Lee Miller described Pablo Picasso as less a collector than someone who never threw anything away; when one home was full, he simply closed the door and moved onto the next. Chila Kumari Burman’s attitude is not dissimilar – at least, that is, when it comes to studios. The artist, whose pop-bright, culture-fusing neons lit up the façade of Tate Britain, SW1, during the bleak winter 2020/21 lockdown and who has several works in that gallery’s current Women in Revolt! exhibition, has at least three separate units in the Space Studio-run building in Homerton, east London, where she has worked for the past 20 years.

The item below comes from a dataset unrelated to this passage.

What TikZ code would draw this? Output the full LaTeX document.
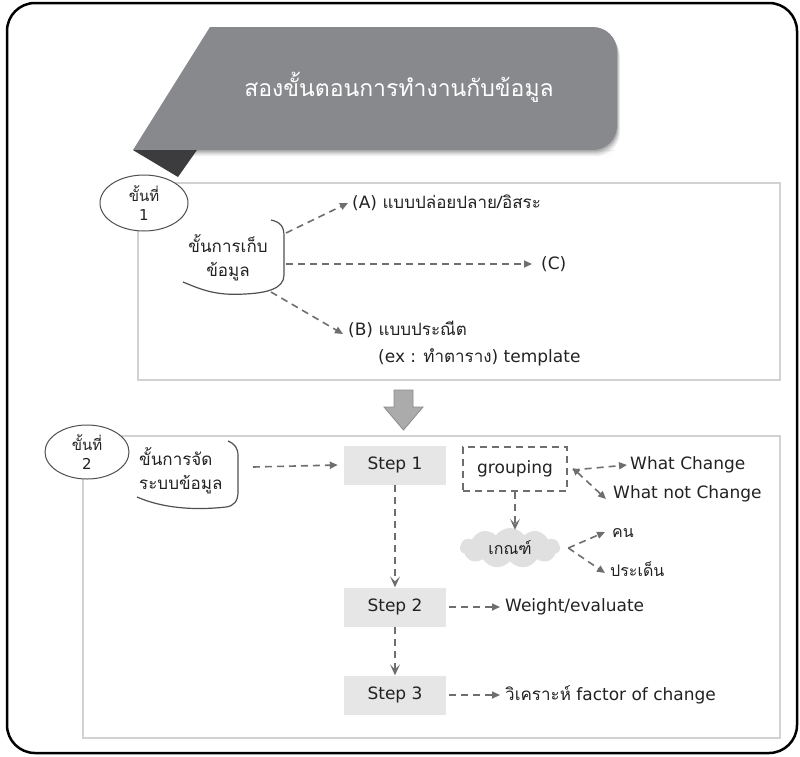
\documentclass[tikz,border=0pt]{standalone}
\usepackage{fontspec}
\setmainfont{DejaVu Sans}
\newfontfamily\thai[Script=Thai]{Loma}
\usetikzlibrary{arrows.meta,shapes.geometric,shapes.symbols}

\definecolor{bannergrey}{HTML}{88898D}
\definecolor{folddark}{HTML}{3C3C3E}
\definecolor{panelline}{HTML}{D2D2D2}
\definecolor{ovalline}{HTML}{505050}
\definecolor{arrowgrey}{HTML}{6E6E6E}
\definecolor{stepfill}{HTML}{E6E6E6}
\definecolor{cloudfill}{HTML}{E0E0E0}
\definecolor{textdark}{HTML}{222222}

\tikzset{
  panel/.style={draw=panelline, line width=2.5pt},
  tagoval/.style={ellipse, draw=ovalline, fill=white, line width=1pt,
    inner sep=0pt, align=center, font=\fontsize{15}{19}\selectfont, text=textdark},
  callout/.style={draw=ovalline, line width=1.2pt},
  flow/.style={draw=arrowgrey, line width=1.6pt, dash pattern=on 7pt off 5pt,
    -{Triangle[length=8pt,width=7pt]}},
  flowdown/.style={flow, -{Stealth[length=11pt,width=10pt,inset=5pt]}},
  txt/.style={inner sep=0pt, font=\fontsize{17}{24}\selectfont, text=textdark},
  label/.style={txt, anchor=west},
  stepbox/.style={fill=stepfill, minimum width=102pt, minimum height=39pt,
    inner sep=0pt, font=\fontsize{17}{20}\selectfont, text=textdark},
}

\begin{document}
\begin{tikzpicture}[x=1pt,y=-1pt]
\useasboundingbox (0,0) rectangle (800,756);

% outer frame
\draw[line width=2.5pt, rounded corners=28pt] (7,3) rectangle (797,753);

% soft shadow under the title banner
\foreach \d/\o in {6/0.06,4.5/0.08,3/0.10,1.5/0.12}{
  \fill[black, opacity=\o] (210+\d,27+\d) -- (590,27+\d) [rounded corners=24pt]
    -- (617+\d*0.5,27+\d) -- (617+\d*0.5,150+\d) -- (590,150+\d) [sharp corners]
    -- (133+\d,150+\d) -- cycle;
}
% title banner and its folded tip
\fill[bannergrey] (210,27) -- (590,27) [rounded corners=24pt] -- (617,27)
  -- (617,150) -- (590,150) [sharp corners] -- (133,150) -- cycle;
\node[text=white, font=\thai\fontsize{23}{28}\selectfont] (title) at (399,87)
  {สองขั้นตอนการทำงานกับข้อมูล};

% ---------- stage 1 ----------
\draw[panel] (138,183) rectangle (780,380);
\fill[folddark] (133,150) -- (197,150) -- (178,177) -- cycle;
\node[tagoval, minimum width=88pt, minimum height=56pt] (tag1) at (144,203)
  {{\thai ขั้นที่}\\1};

\node[txt, align=center, font=\thai\fontsize{17}{24}\selectfont] (collect)
  at (228,258) {ขั้นการเก็บ\\ข้อมูล};
\draw[callout] (183,282) .. controls (200,289) and (215,296) .. (245,294)
  .. controls (266,293) and (284,289) .. (284,275) -- (284,236)
  .. controls (284,226) and (280,222) .. (271,220);
\coordinate (ca) at (286,233);
\coordinate (cc) at (286,264);
\coordinate (cb) at (271,292);

\node[label] (optA) at (352,203) {(A) {\thai แบบปล่อยปลาย/อิสระ}};
\node[label] (optC) at (541,264) {(C)};
\node[label] (optB) at (348,329) {(B) {\thai แบบประณีต}};
\node[label] (optBx) at (378,357) {(ex : {\thai ทำตาราง}) template};

\draw[flow] (ca) -- ([xshift=-4pt]optA.west);
\draw[flow] (cc) -- ([xshift=-9pt]optC.west);
\draw[flow] (cb) -- ([xshift=-5pt,yshift=-5pt]optB.west);

% ---------- transition arrow ----------
\fill[draw=arrowgrey!80, fill=black!33, line width=0.8pt]
  (394,390) -- (413,390) -- (413,407) -- (423,407) -- (403.5,430)
  -- (384,407) -- (394,407) -- cycle;

% ---------- stage 2 ----------
\draw[panel] (83,436) rectangle (780,738);
\node[tagoval, minimum width=84pt, minimum height=54pt] (tag2) at (87,452)
  {{\thai ขั้นที่}\\2};

\node[txt, anchor=north west, align=left, font=\thai\fontsize{17}{24}\selectfont]
  (arrange) at (139,447) {ขั้นการจัด\\ระบบข้อมูล};
\draw[callout] (137,497) .. controls (160,507) and (190,511) .. (226,507)
  .. controls (234,506) and (238,501) .. (238,492) -- (238,456)
  .. controls (238,448) and (235,444) .. (228,441);
\coordinate (ar) at (253,467);

\node[stepbox] (s1) at (395,465) {Step 1};
\node[stepbox] (s2) at (395,607) {Step 2};
\node[stepbox] (s3) at (395,695) {Step 3};

\node[draw=arrowgrey, line width=1.4pt, dash pattern=on 7pt off 5pt,
  minimum width=104pt, minimum height=44pt, inner sep=0pt,
  font=\fontsize{17}{20}\selectfont, text=textdark] (grp) at (515,469) {grouping};

\node[cloud, cloud puffs=11, cloud puff arc=110, aspect=2.6, fill=cloudfill,
  minimum width=100pt, minimum height=40pt, inner sep=0pt,
  font=\thai\fontsize{16}{20}\selectfont, text=textdark] (crit) at (510,548) {เกณฑ์};

\node[label] (wc)  at (630,465) {What Change};
\node[label] (wnc) at (613,494) {What not Change};
\node[label, font=\thai\fontsize{16}{20}\selectfont] (kon) at (612,533) {คน};
\node[label, font=\thai\fontsize{16}{20}\selectfont] (issue) at (610,569) {ประเด็น};
\node[label] (weight) at (505,607) {Weight/evaluate};
\node[label] (analyse) at (505,695) {{\thai วิเคราะห์} factor of change};

\draw[flow] (ar) -- ([xshift=-6pt]s1.west);
\coordinate (gx) at ([xshift=5pt,yshift=-1pt]grp.east);
\draw[flow] (gx) -- ([xshift=-3pt]wc.west);
\draw[flow, {Triangle[length=7pt,width=7pt]}-{Triangle[length=8pt,width=7pt]}]
  ([yshift=2pt]gx) -- ([xshift=-7pt,yshift=-5pt]wnc.west);
\draw[flowdown] (grp.south) -- ([yshift=-2pt]grp.south |- crit.north);
\coordinate (cx) at ([xshift=8pt]crit.east);
\draw[flow] (cx) -- ([xshift=-7pt,yshift=1pt]kon.west);
\draw[flow] (cx) -- ([xshift=-5pt,yshift=-4pt]issue.west);

\draw[flowdown] (s1.south) -- (s2.north);
\draw[flowdown] (s2.south) -- (s3.north);
\draw[flow] ([xshift=3pt]s2.east) -- ([xshift=-5pt]weight.west);
\draw[flow] ([xshift=3pt]s3.east) -- ([xshift=-5pt]analyse.west);
\end{tikzpicture}
\end{document}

Two are currently in use: paintings, drawings and photographs cover the walls, and the tables at which she ‘snips and Pritt Sticks’ are littered with magpie-worthy treasure – bindis, sequins, gem-encrusted costume jewellery. Crossing either room involves negotiating colourfully upholstered chairs, overflowing crates, a shop mannequin and a skateboard from her recent collaboration with the cult streetwear brand Palace.
The kaleidoscopic amalgam is autobiographical. Chila is first generation British-Punjabi, born and raised in Liverpool. The pastel-hued plastic spoons and glitter-covered cones speak of her father’s job selling ice creams on Freshfield Beach and, she says, the baubles and bling represent a ‘typically traditional South Asian upbringing. If you’re not allowed out at night, you will have seen all the Bollywood films. I used to spend my evenings dressing up and dancing round my room.’
But that is where tradition ends for Chila. ‘Art school was an alternative to an arranged marriage,’ she explains, and it was while she was studying for an MA at the Slade School of Fine Art that she created the Body Prints that are among the works hanging at Tate Britain. ‘I was looking for texture, so I covered myself in paint and lay against the paper,’ she recalls. Then, gesturing towards some more recent paintings based on an image that she found ‘in a sex shop in Hoxton’, referring to the Kama Sutra and mentioning that she has a purple belt in martial arts, she explains, ‘I’m subconsciously exploring different facets of myself, what it is to be a woman, and the contradictions between stereotype and reality.’
At the time of our visit, Chila is preparing for multiple exhibitions and installations, including two large solo shows scheduled for late 2024 and 2025, the second at a major institution. Such a programme highlights the stark contrast between the chaos of her work environment and the order that comes from it, which is aided by the fact that the neons and prints – though designed here – are made off-site. ‘The newest studio was meant to be exclusively for painting,’ says Chila, wryly. ‘But that hasn’t happened – I need another room’.
‘Women in Revolt!’ is at Tate Britain, SW1, until April 7. She is one of the artists included in ‘The World That Belongs to Us’ at The New Art Gallery Walsall until June 9. Chila’s solo show of recent work opens at Compton Verney on October 26.